Somebody who saw a different picture of a fingerprint - maybe the one below - might decide that it looks like a picture of your fingerprint...

...and if that somebody were the FBI, they might arrest you if the second fingerprint picture was taken at the scene of the Madrid train bombings. You might be more likely to be arrested if the context (for example, the fact that you are a Muslim) reinforced the impression of similarity created by comparing the two fingerprints.

This really happened; these aren't the real fingerprints, but the real second fingerprint was an image of Ouhnane Daoud's finger, and Brandon Mayfield was released.

The point, of course, is that because identity is subjective and identity changes over time, identification is necessarily a process of judging the degree of similarity of two descriptions (or images), and the result of identification is a probability rather than a certainty that the two descriptions refer to the same person or thing.

Art and Ambiguity

The ambiguity of identity creates rich possibilities not only for drama (The Man in The Iron Mask), for comedy (Twelfth Night), and for crime (The Sting), but also for art.

My favorite example of art and the ambiguity of identity is the work of J.S.G. Boggs, who creates drawings of banknotes, which he then "spends" by exchanging them for goods and services. He always makes it clear to people that he's giving them artwork, not "real" currency (whatever that means!), but he also always requires change and a receipt.

Several legal cases on several continents have centered around the question "is this a counterfeit banknote, or is it something else?" So far, the answer has always been "it's something else." You can read about Boggs here.

07 September 2005

Identification And Modes Of Reference

What if I know an individual and you don't? I can tell you all the stories I want, but the stories won't be useful to you until you have someone to associate them with. To make the stories useful, I have to IDENTIFY the person to you. I can do this in two ways.

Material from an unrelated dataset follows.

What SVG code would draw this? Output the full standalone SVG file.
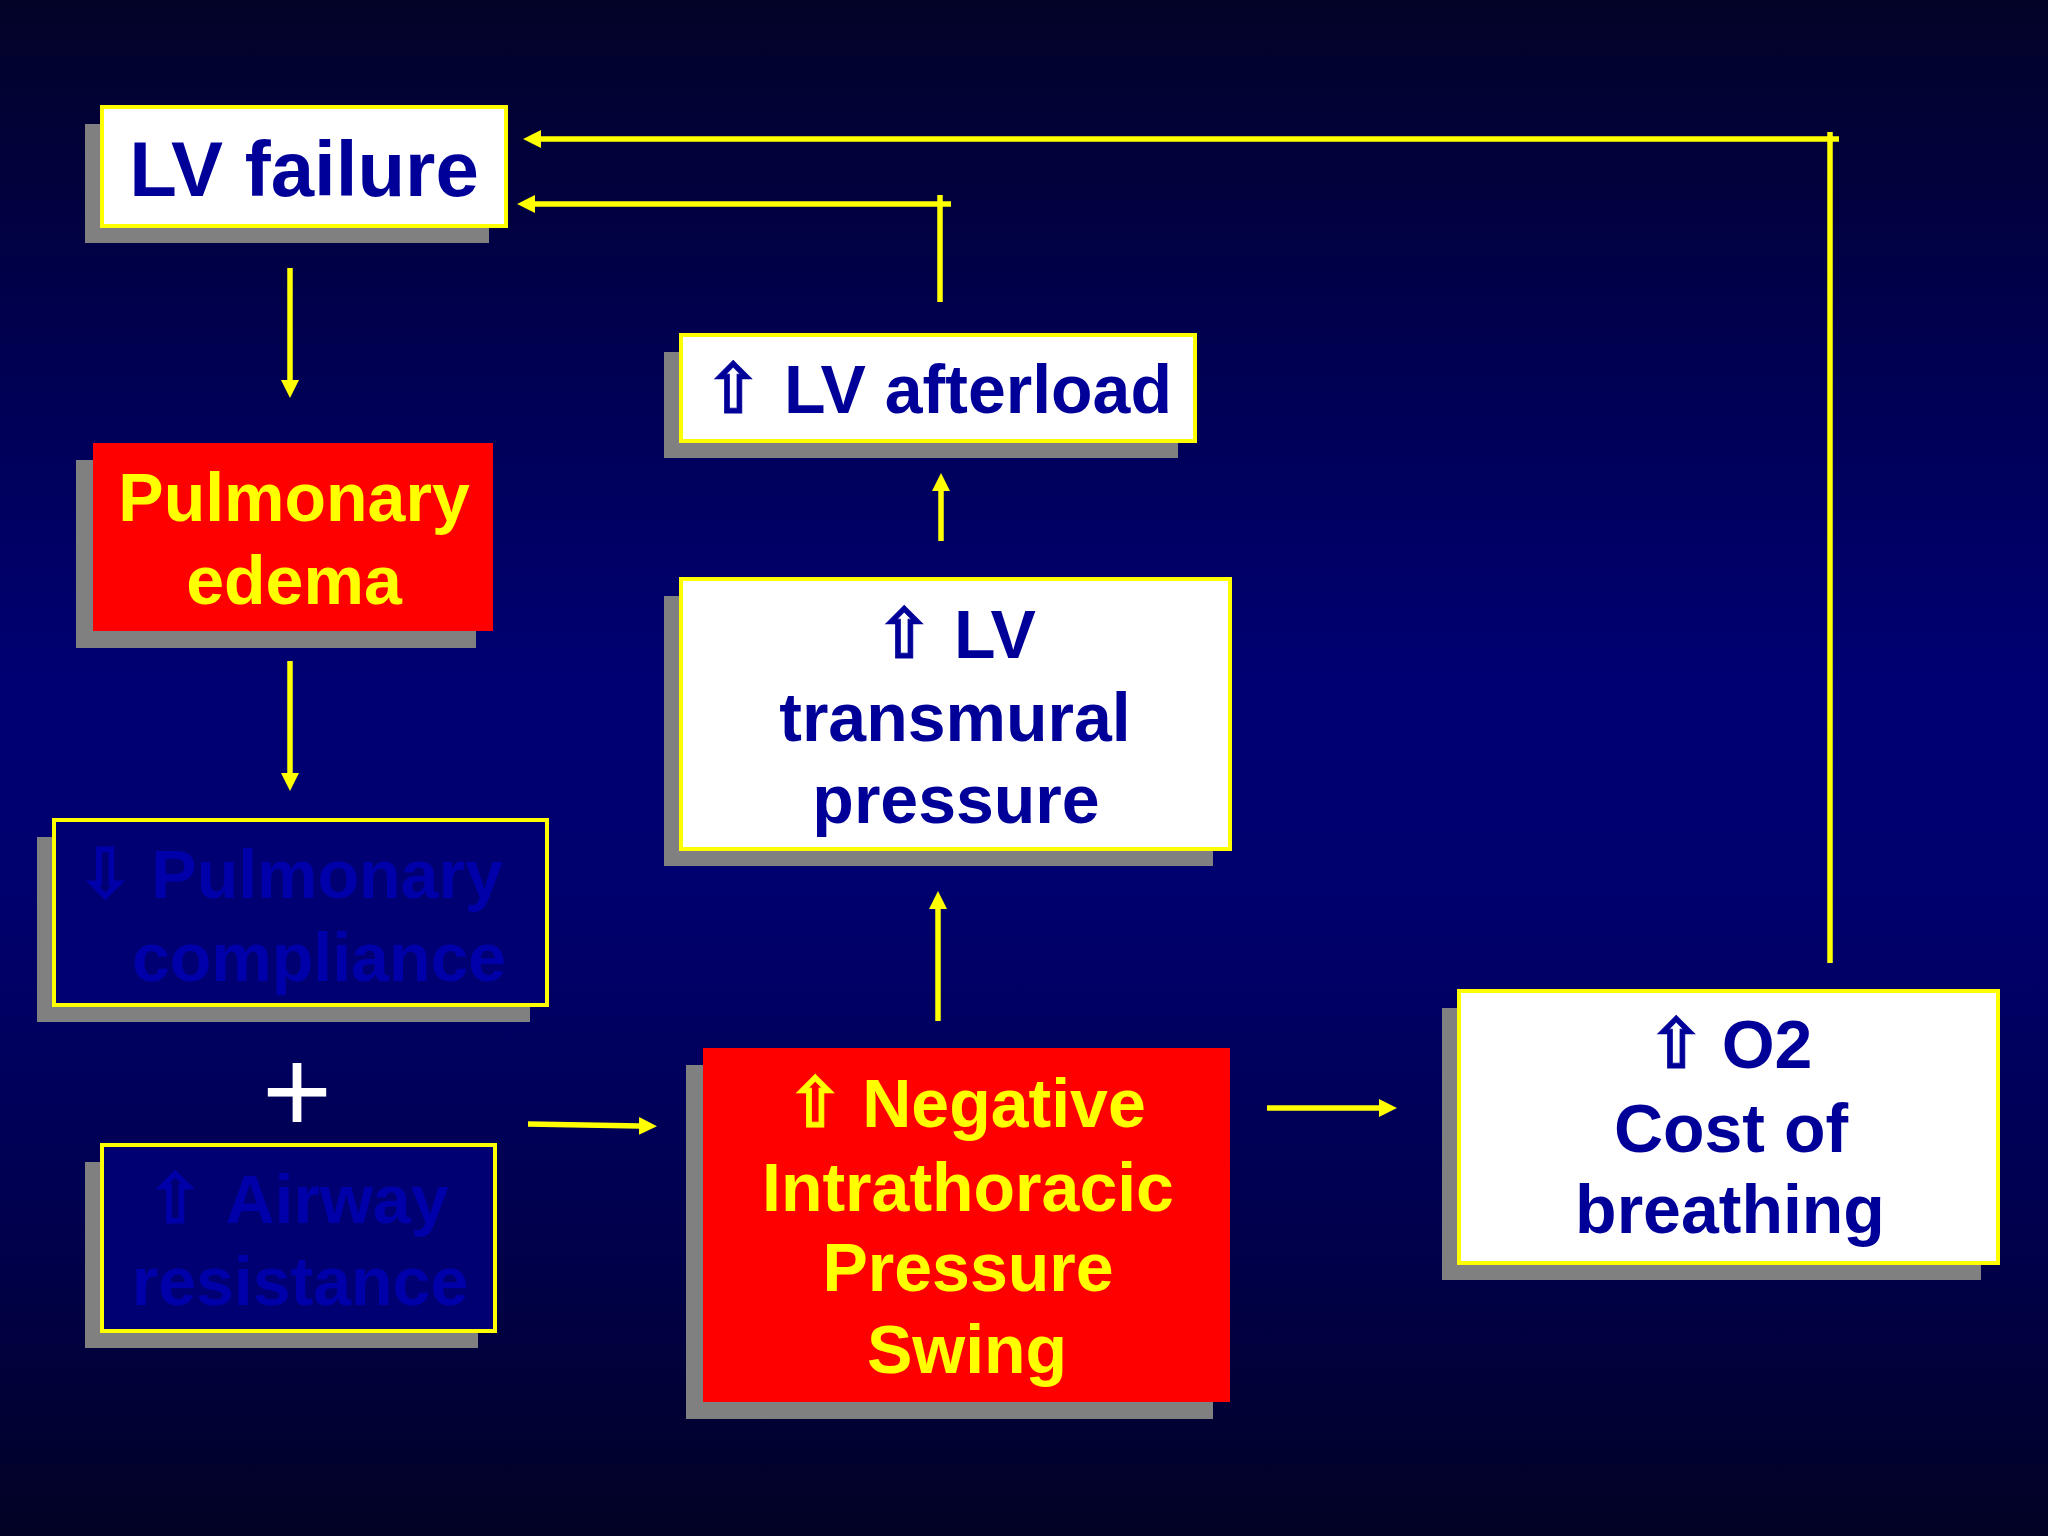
<svg xmlns="http://www.w3.org/2000/svg" width="2048" height="1536" viewBox="0 0 2048 1536">
<defs>
<linearGradient id="bg" x1="0" y1="0" x2="0" y2="1">
<stop offset="0" stop-color="#030328"/>
<stop offset="0.2" stop-color="#00004c"/>
<stop offset="0.45" stop-color="#000074"/>
<stop offset="0.58" stop-color="#00006e"/>
<stop offset="0.82" stop-color="#00004a"/>
<stop offset="1" stop-color="#020224"/>
</linearGradient>
<marker id="ah" markerUnits="userSpaceOnUse" markerWidth="18" markerHeight="18" viewBox="0 0 17 17" refX="1" refY="8.5" orient="auto">
<path d="M0,0 L17,8.5 L0,17 z" fill="#ffff00"/>
</marker>
<style>
.sh{fill:#808080}
.wb{fill:#ffffff;stroke:#ffff00;stroke-width:4}
.rb{fill:#ff0000}
.nb{fill:#000072;stroke:#ffff00;stroke-width:4}
.t{font-family:"Liberation Sans",Arial,sans-serif;font-weight:bold;font-size:68px;text-anchor:middle}
.a{font-family:"DejaVu Sans",sans-serif;font-weight:bold;font-size:70px;text-anchor:middle;stroke-width:0.8}
.dk{fill:#000099;stroke:#000099}
.yl{fill:#ffff00;stroke:#ffff00}
.fd{fill:#0000aa;stroke:#0000aa}
.t.dk,.t.yl,.t.fd,.dk .t,.yl .t,.fd .t{stroke:none}
.c{stroke:#ffff00;stroke-width:5.5;fill:none}
.ca{stroke:#ffff00;stroke-width:5.5;fill:none;marker-end:url(#ah)}
</style>
</defs>
<rect width="2048" height="1536" fill="url(#bg)"/>

<g id="lv-failure">
<rect class="sh" x="85" y="124" width="404" height="119"/>
<rect class="wb" x="102" y="107" width="404" height="119"/>
<text class="t dk" x="304" y="196" style="font-size:78px">LV failure</text>
</g>

<g id="pulmonary-edema">
<rect class="sh" x="76" y="460" width="400" height="188"/>
<rect class="rb" x="93" y="443" width="400" height="188"/>
<text class="t yl" x="294" y="521">Pulmonary</text>
<text class="t yl" x="294" y="604">edema</text>
</g>

<g id="pulmonary-compliance">
<rect class="sh" x="37" y="837" width="493" height="185"/>
<rect class="nb" x="54" y="820" width="493" height="185"/>
<text class="fd" y="898"><tspan class="a" x="105">⇩</tspan><tspan class="t" x="327">Pulmonary</tspan></text>
<text class="t fd" x="319" y="981">compliance</text>
</g>

<text id="plus" x="297" y="1133" style="font-family:'Liberation Sans',Arial,sans-serif;font-size:120px;text-anchor:middle" fill="#ffffff">+</text>

<g id="airway-resistance">
<rect class="sh" x="85" y="1162" width="393" height="186"/>
<rect class="nb" x="102" y="1145" width="393" height="186"/>
<text class="fd" y="1223"><tspan class="a" x="175">⇧</tspan><tspan class="t" x="337">Airway</tspan></text>
<text class="t fd" x="300" y="1305">resistance</text>
</g>

<g id="lv-afterload">
<rect class="sh" x="664" y="352" width="514" height="106"/>
<rect class="wb" x="681" y="335" width="514" height="106"/>
<text class="dk" y="413"><tspan class="a" x="733">⇧</tspan><tspan class="t" x="978">LV afterload</tspan></text>
</g>

<g id="lv-transmural">
<rect class="sh" x="664" y="596" width="549" height="270"/>
<rect class="wb" x="681" y="579" width="549" height="270"/>
<text class="dk" y="658"><tspan class="a" x="904">⇧</tspan><tspan class="t" x="995">LV</tspan></text>
<text class="t dk" x="955" y="741">transmural</text>
<text class="t dk" x="956" y="823">pressure</text>
</g>

<g id="negative-itp-swing">
<rect class="sh" x="686" y="1065" width="527" height="354"/>
<rect class="rb" x="703" y="1048" width="527" height="354"/>
<text class="yl" y="1127"><tspan class="a" x="815">⇧</tspan><tspan class="t" x="1004">Negative</tspan></text>
<text class="t yl" x="968" y="1211">Intrathoracic</text>
<text class="t yl" x="968" y="1291">Pressure</text>
<text class="t yl" x="967" y="1373">Swing</text>
</g>

<g id="o2-cost">
<rect class="sh" x="1442" y="1008" width="539" height="272"/>
<rect class="wb" x="1459" y="991" width="539" height="272"/>
<text class="dk" y="1068"><tspan class="a" x="1676">⇧</tspan><tspan class="t" x="1767">O2</tspan></text>
<text class="t dk" x="1731" y="1152">Cost of</text>
<text class="t dk" x="1730" y="1233">breathing</text>
</g>

<g id="connectors">
<line class="ca" x1="290" y1="268" x2="290" y2="381"/>
<line class="ca" x1="290" y1="661" x2="290" y2="774"/>
<line class="ca" x1="528" y1="1124" x2="640" y2="1126"/>
<line class="ca" x1="938" y1="1021" x2="938" y2="908"/>
<line class="ca" x1="941" y1="541" x2="941" y2="490"/>
<line class="ca" x1="1267" y1="1108" x2="1380" y2="1108"/>
<line class="c" x1="940" y1="302" x2="940" y2="195"/>
<line class="ca" x1="951" y1="204" x2="534" y2="204"/>
<line class="c" x1="1830" y1="963" x2="1830" y2="132"/>
<line class="ca" x1="1839" y1="139" x2="540" y2="139"/>
</g>
</svg>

If you and I and the individual in question are all in the same room, I can point to the individual and say "See that guy?" The act of pointing to a person or thing to refer to it is called


It's called "indexical" because (in the English-speaking world anyway) you use your "index" finger to point to people. Pointing at something is a way to connect a reference to a thing (a name, for example) or a story about a thing (an identity, for example) to the thing itself. Indexical reference only works if you and I can both see the thing I'm trying to point to at the same time. Links on the web are a form of indexical reference, and they break when something moves out of view. Weirder things than broken links can happen when indexical reference breaks on the internet - things like this, for example. Once I've referred to a person using indexical reference, I can start telling stories about that person, in order to communicate my view of the person's identity to you. I can say, for example, "That's Kim Cameron; he's the guy who wrote the Laws of Identity. He works for Microsoft, because they bought Zoomit, which he founded. He's a frequent speaker at the Burton Group Catalyst Conference, and ...." I could go on and on here, but you get the idea. If you and I can't both see the person or thing I want to identify to you, I can't use indexical reference. Fortunately, I've got another option.

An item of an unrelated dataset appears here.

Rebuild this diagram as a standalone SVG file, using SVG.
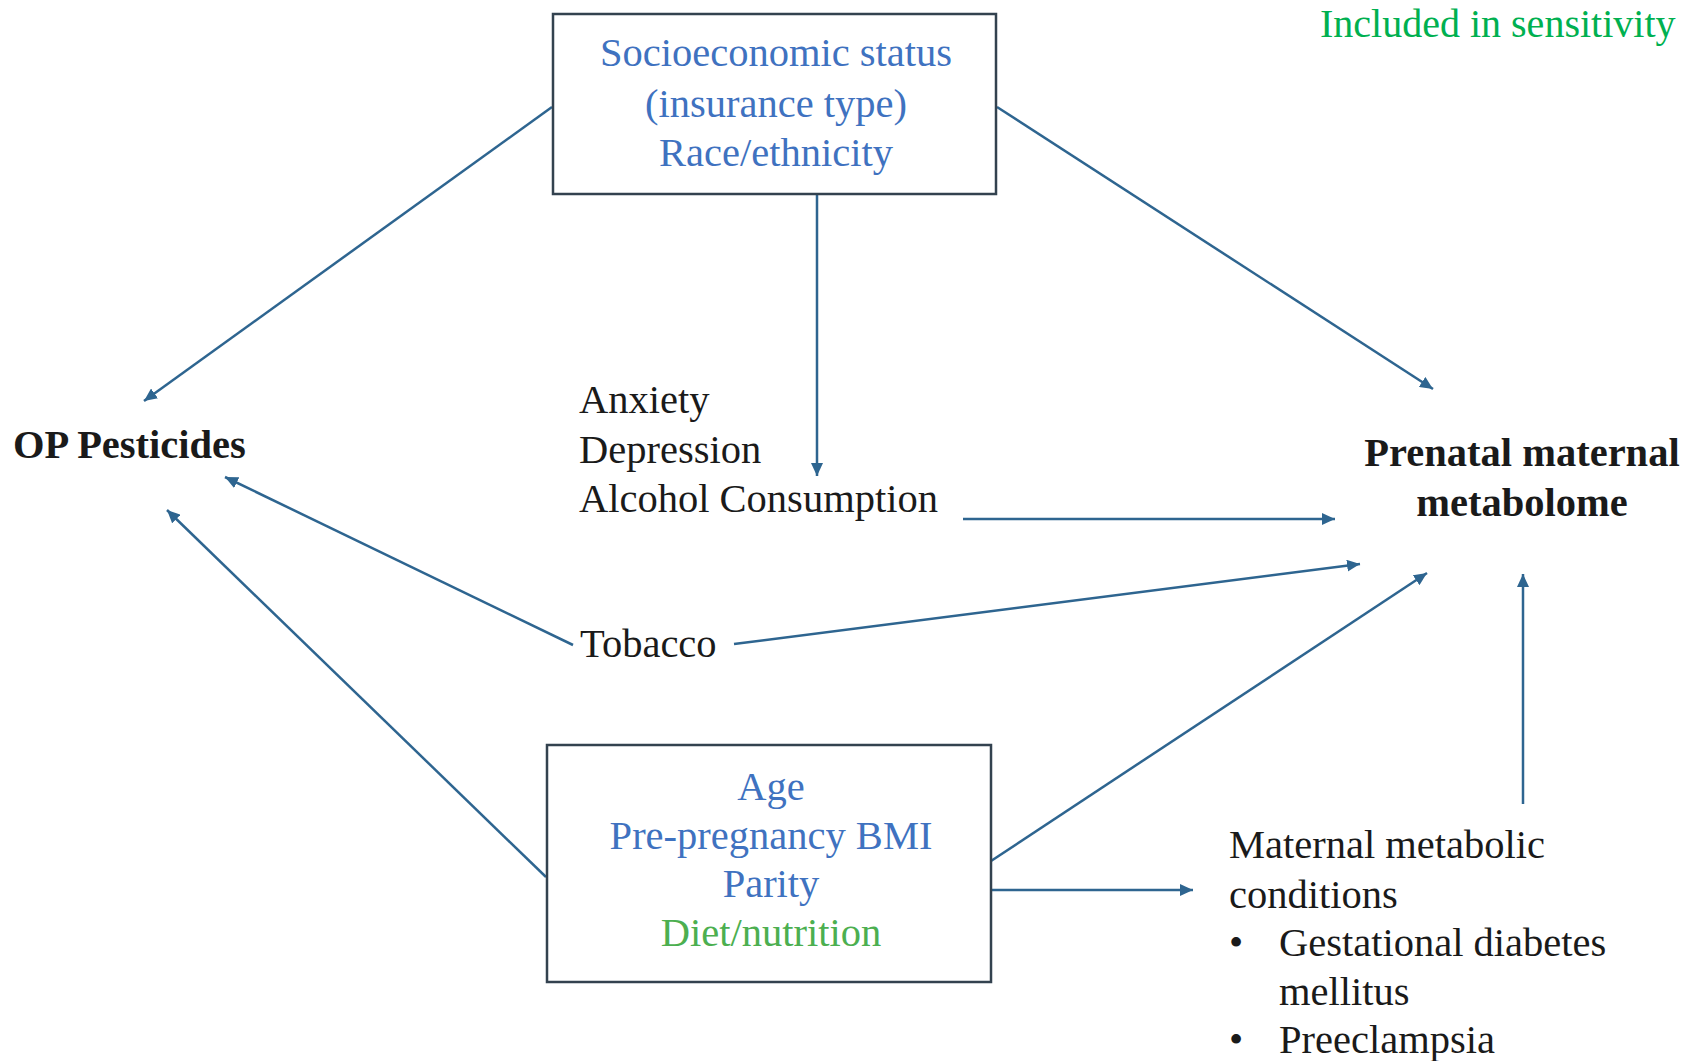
<svg xmlns="http://www.w3.org/2000/svg" width="1686" height="1061" viewBox="0 0 1686 1061">
<style>
text{font-family:"Liberation Serif","Times New Roman",serif;font-size:40.5px}
.blue{fill:#3F72C0}
.green{fill:#4CAF50}
.dark{fill:#1a1a1a}
.bold{font-weight:bold}
.box{fill:#fff;stroke:#33424f;stroke-width:2.5}
.conn line{stroke:#2E6590;stroke-width:2.5;marker-end:url(#ah)}
</style>
<defs>
<marker id="ah" markerUnits="userSpaceOnUse" markerWidth="14" markerHeight="12" refX="13" refY="6" orient="auto">
<path d="M0,0 L13,6 L0,12 z" fill="#2E6590"/>
</marker>
</defs>
<rect width="1686" height="1061" fill="#fff"/>
<g id="legend">
<text x="1320" y="37" style="font-size:40px;fill:#00B050">Included in sensitivity</text>
</g>
<g class="conn" id="connectors">
<line x1="552" y1="107" x2="144" y2="401"/>
<line x1="817" y1="195" x2="817" y2="476"/>
<line x1="997" y1="107" x2="1433" y2="389"/>
<line x1="963" y1="519" x2="1335" y2="519"/>
<line x1="573" y1="645" x2="225" y2="477"/>
<line x1="734" y1="644" x2="1360" y2="564"/>
<line x1="546" y1="877" x2="167" y2="510"/>
<line x1="991" y1="861" x2="1427" y2="573"/>
<line x1="991" y1="890" x2="1193" y2="890"/>
<line x1="1523" y1="804" x2="1523" y2="574"/>
</g>
<g id="ses">
<rect class="box" x="553" y="14" width="443" height="180"/>
<text class="blue" x="776" y="66" text-anchor="middle">Socioeconomic status</text>
<text class="blue" x="776" y="117" text-anchor="middle">(insurance type)</text>
<text class="blue" x="776" y="166" text-anchor="middle">Race/ethnicity</text>
</g>
<g id="op">
<text class="dark bold" x="13" y="458">OP Pesticides</text>
</g>
<g id="metabolome">
<text class="dark bold" x="1522" y="466" text-anchor="middle">Prenatal maternal</text>
<text class="dark bold" x="1522" y="516" text-anchor="middle">metabolome</text>
</g>
<g id="mental">
<text class="dark" x="579" y="413">Anxiety</text>
<text class="dark" x="579" y="463">Depression</text>
<text class="dark" x="579" y="512">Alcohol Consumption</text>
</g>
<g id="tobacco">
<text class="dark" x="580" y="657">Tobacco</text>
</g>
<g id="demo">
<rect class="box" x="547" y="745" width="444" height="237"/>
<text class="blue" x="771" y="800" text-anchor="middle">Age</text>
<text class="blue" x="771" y="849" text-anchor="middle">Pre-pregnancy BMI</text>
<text class="blue" x="771" y="897" text-anchor="middle">Parity</text>
<text class="green" x="771" y="946" text-anchor="middle">Diet/nutrition</text>
</g>
<g id="conditions">
<text class="dark" x="1229" y="858">Maternal metabolic</text>
<text class="dark" x="1229" y="908">conditions</text>
<text class="dark" x="1229" y="956">•</text>
<text class="dark" x="1279" y="956">Gestational diabetes</text>
<text class="dark" x="1279" y="1005">mellitus</text>
<text class="dark" x="1229" y="1053">•</text>
<text class="dark" x="1279" y="1053">Preeclampsia</text>
</g>
</svg>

Let's imagine I want to identify Kim to you, and I can't point to him. Maybe you can't see me pointing because I'm typing something about Kim into a blog and you're reading the blog in a Starbuck's coffee shop thousands of miles away.

Since I can't point, I have to do something else. What I do is this:

"Look for a guy with curly, white hair, a grayish walrus moustache, taller than me and a bit heavier, dressed business casual. He has a softish Canadian accent, wears glasses, and smokes." If I give you this description and you run into the guy in this picture, you might be confident to go up and introduce yourself: On the other hand, you might not be confident enough to go up and introduce yourself, because, after all, my description isn't terribly specific, and it probably applies equally well to thousands of people; I'll talk about this some more in the next blog entry. The fact that descriptions are all ambiguous to some extent is one reason why even people as well known as Kim wear name badges at conferences (the other reason is that the conference organizers want to make sure that even people as well known as Kim pay their conference fees).

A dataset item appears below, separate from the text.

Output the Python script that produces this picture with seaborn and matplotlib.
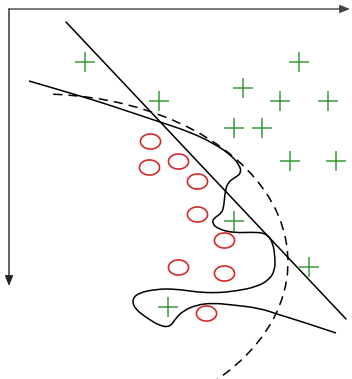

Kim's name badge brings us to the third mode of reference; once you and I both know an individual (so that we've gotten past the need to identify the individual), we can refer to the individual using a name.


This mode of reference is called NOMINATIVE REFERENCE. It's not foolproof. I'm a great example.

My name is "Bob Blakley", in the sense that this is what everyone who knows me actually calls me.

In another sense, though, my name is "George Robert Blakley III", because that's what appears on my birth certificate and various other official documents.

In a third sense, my name is "Bob Blakely", because lots of people misspell my last name (go ahead, Google it - you know you want to! About half of the top hits in a search for "Bob Blakely" are actually references to me - including the first listing, which is there because Kim Cameron misspelled my name when constructing a technorati link to me from his recent post; the misspelling has since been corrected but its progeny live on in the Google cache).

These things happen because, generally speaking, there is not a one-to-one correspondence between people and names. Many people have nicknames, assumed names, stage names, married names and maiden names, aliases, pen names, and so on. The government hates this and is trying to make it harder and harder to have multiple names - I've had to change the name on my frequent-flyer cards from "Bob" to "George Robert" in order to get on airplanes, for example - but the effort to eliminate alternate names is going to fail, if only because no one is actually going to call Camilla's husband "Charles Philip Arthur George Windsor, His Royal Highness The Prince of Wales, Duke of Cornwall, Duke of Rothesay, Earl of Carrick, Baron Renfrew, Lord of the Isles and Great Steward of Scotland, Knight of the Garter", because that would just be a pain in the ass.

But let's go back to the first sense - try a Google search for "Bob Blakley". It turns up the usual ten billion references to me. But it also produces another interesting thing - a bunch of links like this one. These are links to my father. He's George Robert Blakley, Jr., also usually known as Bob, also a computer security researcher, also from Austin, TX, and so on. And if you look far enough down in the list (apparently I'm very famous compared to many other Bob Blakleys) you'll find entries like this, which point to people to whom I'm not related (as far as I know).

This happens, of course, because in general there isn't a one-to-one correspondence between names and people. In fact, it's a dead cert that lots of other people have the same name as you, unless your name happens to be ... which is also a pain in the ass.